Re: meks and other insta-kill things (spider nests, etc.): I'd like to see more mobs that fall somewhere between: (a) killyounow and (b) turaal pile!  That is, gith-quality mobs: they will fuck you up down past the restore-hitpoints level on a good wallop (so you have to sleep or get back to a friend), but they aren't insta-kill.
as IF you didn't just have them unconscious, naked, and helpless in the street 4 minutes ago

Re: the risk vs. reward issue.

I think it's kind of a red herring. There are lots and lots of ways to get very well-rewarded (via lots of game coin) with little to no risk at all. Everyone starts out with seed money, and every crafter has access to start-up materials, and an NPC or two who is willing to buy finished goods. You don't have to leave the "safety" of your city/outpost to slowly amass a fortune, if that is truly your character's only goal in life and your only plan for your character to measure his "success" with (I would disagree that it's a measure of success but that's a philosophical issue, not a code issue).

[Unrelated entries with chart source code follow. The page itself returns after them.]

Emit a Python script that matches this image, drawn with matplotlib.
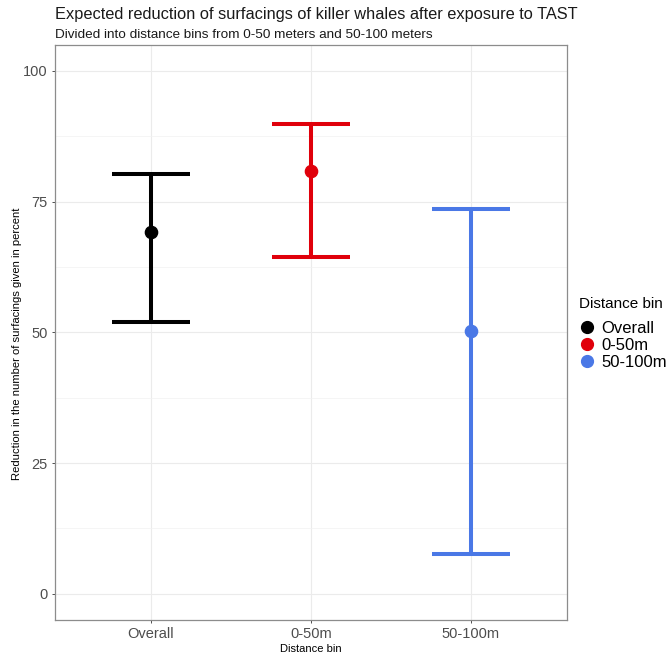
import matplotlib
matplotlib.use("Agg")
import matplotlib.pyplot as plt
from matplotlib.lines import Line2D

plt.rcParams['font.family'] = ['Liberation Sans', 'DejaVu Sans']

categories = ["Overall", "0-50m", "50-100m"]
estimate = [69.2, 80.8, 50.2]
lower = [52.0, 64.4, 7.7]
upper = [80.2, 89.8, 73.5]
colors = ["#000000", "#E0000B", "#4A78E6"]
yticks = [0, 25, 50, 75, 100]

W, H = 672, 658
fig = plt.figure(figsize=(W/100, H/100), dpi=100)
ax = fig.add_axes([54.7/W, 1-620/H, (567-54.7)/W, (620-44.7)/H])

xs = list(range(len(categories)))
half = 0.245
for x, e, lo, hi, c in zip(xs, estimate, lower, upper, colors):
    ax.vlines(x, lo, hi, color=c, lw=2.9, capstyle='butt', zorder=3)
    ax.hlines([lo, hi], x - half, x + half, color=c, lw=2.9, capstyle='butt', zorder=3)
    ax.plot(x, e, 'o', color=c, ms=8.8, zorder=4)

ax.set_xlim(-0.6, len(categories) - 1 + 0.6)
ax.set_ylim(-5, 105)
ax.set_xticks(xs)
ax.set_xticklabels(categories)
ax.set_yticks(yticks)
ax.set_yticks([12.5, 37.5, 62.5, 87.5], minor=True)
ax.grid(True, which='major', color='#EBEBEB', lw=0.8)
ax.grid(True, which='minor', axis='y', color='#F2F2F2', lw=0.5)
ax.set_axisbelow(True)
ax.tick_params(axis='both', which='major', colors='#333333', labelcolor='#4D4D4D',
               labelsize=10.5, length=2.5, width=0.6, pad=2.5)
ax.tick_params(axis='both', which='minor', length=0)
for s in ax.spines.values():
    s.set_color('#8C8C8C')
    s.set_linewidth(0.9)

ax.set_xlabel("Distance bin", fontsize=8, color='black', labelpad=2)
ax.set_ylabel("Reduction in the number of surfacings given in percent", fontsize=8.1,
              color='black')
ax.yaxis.set_label_coords((22 - 54.7) / (567 - 54.7), 0.48)

fig.text(55/W, 1-15/H, "Expected reduction of surfacings of killer whales after exposure to TAST",
         fontsize=11.8, ha='left', va='center', color='#1A1A1A')
fig.text(55/W, 1-35/H, "Divided into distance bins from 0-50 meters and 50-100 meters",
         fontsize=9.7, ha='left', va='center', color='#1A1A1A')

fig.text(579/W, 1-304/H, "Distance bin", fontsize=11, ha='left', va='center', color='black')
handles = [Line2D([], [], marker='o', ls='none', color=c, ms=8.5) for c in colors]
leg = fig.legend(handles, categories, loc='upper left',
                 bbox_to_anchor=(580/W, 1-321/H), frameon=False, fontsize=12,
                 handlelength=0.8, handletextpad=0.5,
                 labelspacing=0.12, borderaxespad=0, borderpad=0)

fig.savefig("out.png", dpi=100)
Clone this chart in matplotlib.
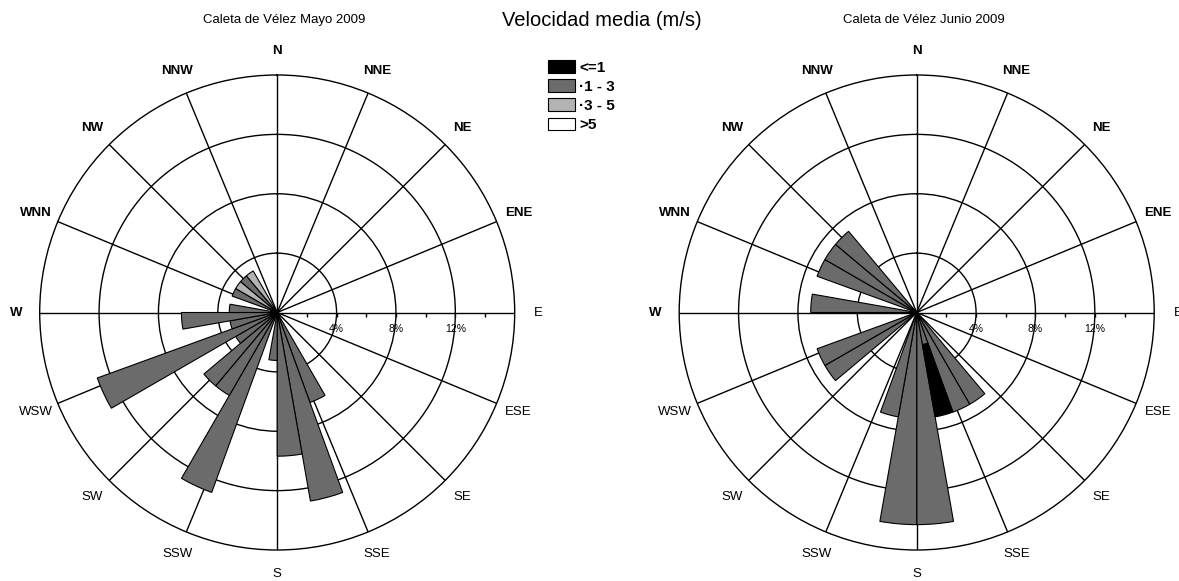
import numpy as np
import matplotlib
matplotlib.use('Agg')
import matplotlib.pyplot as plt
from matplotlib.lines import TICKDOWN
from matplotlib.patches import Patch

plt.rcParams['font.family'] = ['Liberation Sans', 'DejaVu Sans']

# 10-degree direction bins (start angle, compass degrees) and frequency (%) per speed class
mayo_bins = [150, 160, 170, 180, 200, 210, 220, 230, 240, 250, 260, 270, 290, 300, 310, 320]
mayo_1_3 = [6.45, 12.90, 9.68, 3.23, 12.90, 6.45, 6.45, 3.23, 12.90, 3.23, 6.45, 3.23, 3.23, 0, 3.23, 0]
mayo_3_5 = [0, 0, 0, 0, 0, 0, 0, 0, 0, 0, 0, 0, 0, 3.23, 0, 3.23]
mayo_le1 = [0] * len(mayo_bins)

junio_bins = [140, 150, 160, 170, 180, 190, 230, 240, 270, 290, 300, 310]
junio_1_3 = [7.14, 7.14, 2.20, 14.29, 14.29, 7.14, 7.14, 7.14, 7.14, 7.14, 7.14, 7.14]
junio_3_5 = [0] * len(junio_bins)
junio_le1 = [0, 0, 4.94, 0, 0, 0, 0, 0, 0, 0, 0, 0]

directions = ['N', 'NNE', 'NE', 'ENE', 'E', 'ESE', 'SE', 'SSE',
              'S', 'SSW', 'SW', 'WSW', 'W', 'WNN', 'NW', 'NNW']
bold_dirs = {'N', 'NNE', 'NE', 'ENE', 'W', 'WNN', 'NW', 'NNW'}
ring_vals = [4, 8, 12]

classes = [('<=1', '#000000'), ('\u00b71 - 3', '#6b6b6b'), ('\u00b73 - 5', '#b3b3b3'), ('>5', '#ffffff')]

W, H = 1179, 581
fig = plt.figure(figsize=(W / 100, H / 100), dpi=100)
R = 237.5


def rose(cx, cy, title, bins, layers):
    ax = fig.add_axes([(cx - R) / W, (H - cy - R) / H, 2 * R / W, 2 * R / H], projection='polar')
    ax.set_theta_zero_location('N')
    ax.set_theta_direction(-1)
    ax.set_ylim(0, 16)
    ax.set_axisbelow(True)
    ax.set_thetagrids(np.arange(0, 360, 22.5), labels=[])
    ax.set_rgrids(ring_vals, labels=[])
    ax.grid(True, color='black', linewidth=1.0)
    ax.spines['polar'].set_color('black')
    ax.spines['polar'].set_linewidth(1.0)
    ax.tick_params(length=0)

    theta = np.deg2rad(bins)
    width = np.deg2rad(10)
    bottom = np.zeros(len(bins))
    for vals, color in layers:
        vals = np.asarray(vals, dtype=float)
        mask = vals > 0
        ax.bar(theta[mask], vals[mask], width=width, bottom=bottom[mask], align='edge',
               color=color, edgecolor='black', linewidth=0.8, zorder=3)
        bottom += vals

    # tick marks along the east axis
    ax.plot([np.pi / 2] * 7, np.arange(2, 16, 2), linestyle='none', marker=TICKDOWN,
            markersize=3, color='black', markeredgewidth=1, zorder=4, clip_on=False)
    for v in ring_vals:
        ax.annotate(f'{v}%', xy=(np.pi / 2, v), xytext=(0, -12), textcoords='offset points',
                    ha='center', va='center', fontsize=7.5, zorder=5)

    for i, d in enumerate(directions):
        ax.text(np.deg2rad(i * 22.5), 17.6, d, ha='center', va='center', fontsize=9.5,
                fontweight='bold' if d in bold_dirs else 'normal')

    fig.text(cx / W + 0.006, 1 - 20 / H, title, ha='center', va='center', fontsize=9.5)
    return ax


rose(277.2, 312.5, 'Caleta de V\u00e9lez Mayo 2009', mayo_bins,
     [(mayo_1_3, classes[1][1]), (mayo_3_5, classes[2][1]), (mayo_le1, classes[0][1])])
rose(916.7, 312.5, 'Caleta de V\u00e9lez Junio 2009', junio_bins,
     [(junio_1_3, classes[1][1]), (junio_3_5, classes[2][1]), (junio_le1, classes[0][1])])

fig.text(602 / W, 1 - 21 / H, 'Velocidad media (m/s)', ha='center', va='center', fontsize=14.5)

handles = [Patch(facecolor=c, edgecolor='black', linewidth=0.8) for _, c in classes]
fig.legend(handles, [l for l, _ in classes], loc='upper left', bbox_to_anchor=(548 / W, 1 - 60 / H),
           frameon=False, handlelength=1.75, handleheight=0.9, handletextpad=0.3, labelspacing=0.3,
           borderpad=0, borderaxespad=0, prop={'weight': 'bold', 'size': 11})

fig.savefig('out.png', dpi=100, facecolor='white')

If it's now incredibly dangerous for a grebber to greb, just to earn subsistance sids, then it should be monumentally dangerous for a clothworker to work cloth and earn thousands of sids in a relatively short period of time. It currently is not dangerous at all to get to that point. After that point it might become risky if you annoy the GMHs, but up until that point - no risk.
Talia said: Notice to all: Do not mess with Lizzie's GDB. She will cut you.
Delirium said: Notice to all: do not mess with Lizzie's soap. She will cut you.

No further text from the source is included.